Perhaps one of the funniest things I saw at PMA 2010, was Joby’s homegrown bike, which looks like it resulted from Lance Armstrong crashing into the Gorillapod factory. While Gorillapods are pretty sturdy for cameras, I don’t think we’ll see Lance pedaling this bike up the Col du Tourmalet in the Tour de France this year. Nonetheless, this is one cool bike.
Aside from just generally having a fun booth, Joby had Gorillapods climbing all over the place. One that I was particularly interested in seeing for the first time was the new Gorillapod Magnetic.
The Gorillapod Magnetic is built to hold point and shoot cameras in just about any way you can contort them, using only the magnets inside its feet. Out to the side, like you see in the above photo, or hanging upside down, the Gorillapod Magnetic is rock solid. I couldn’t believe how strong the magnetic feet were.

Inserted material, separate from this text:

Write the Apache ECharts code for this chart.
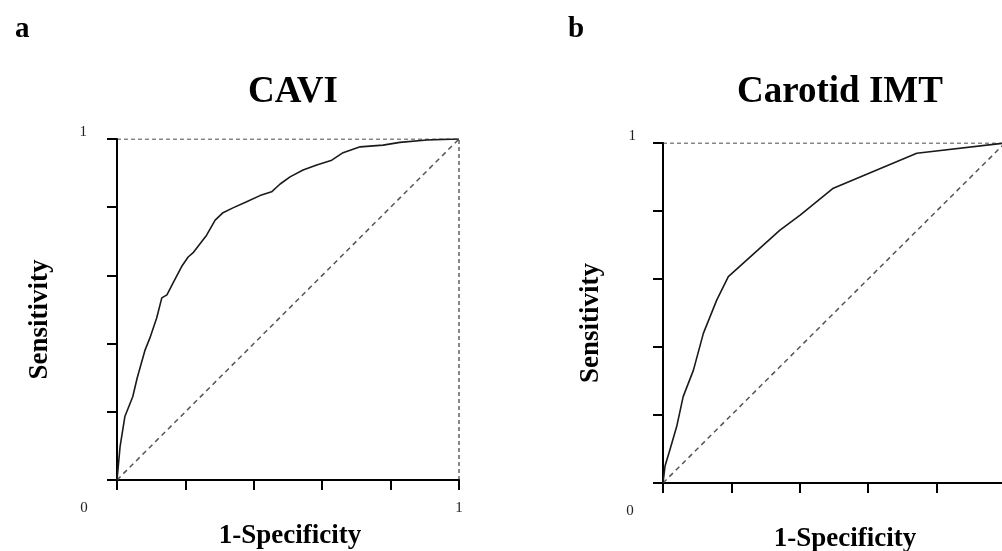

As long as you’ve got a magnetic surface to put the feet on, it’ll hold the camera in any position.
The idea to make the Gorillapod Magnetic for point and shoot cameras was born from the popular Gorillatorch flashlight. After it was released, Joby fans started crying for a Gorillapod for cameras that had the same magnetic feet.
I was told that the Gorillapod Magnetic was designed specifically for the size and weight of a point and shoot camera; however, after feeling how strong the magnets were, I could see it handling a compact DSLR and kit lens.
Now, don’t go buy one and hang your DSLR off the side of your car and say that I told you to. I just say this as a way to convey the strength of the magnets.
And, yes, people are asking about a Gorillapod Magnetic for DSLRs. The vibe I got from Joby is that they are looking into the possibility of doing something like that, but no promises . . . which is understandable giving the weight variances across the range of DSLRs and lenses.
The other cool new toy from Joby is the studly new Ballhead X, which is designed for the Gorillapod Focus tripod; however, it is compatible with all other tripods as well. The Ballhead X is a step up from the Joby BH1 Ballhead. Instead of just one adjustment knob for rolling all around on the BH1, the Ballhead X offers a knob for locking the ball and panning the head as well.
The Ballhead X is clearly a more robust head when you compare the two side-by-side. As you can see in the above image, the Ballhead X and Gorillapod Focus can handle a prosumer DSLR with a 70-200 f/2.8 lens with no problem, as compared to the entry-level DSLR on the Gorillapod SLR Zoom and BH1 Ballhead.
The folks from Joby always have cool gear to show off and a fun atmosphere at their booth. I can’t wait to see what they come up with next.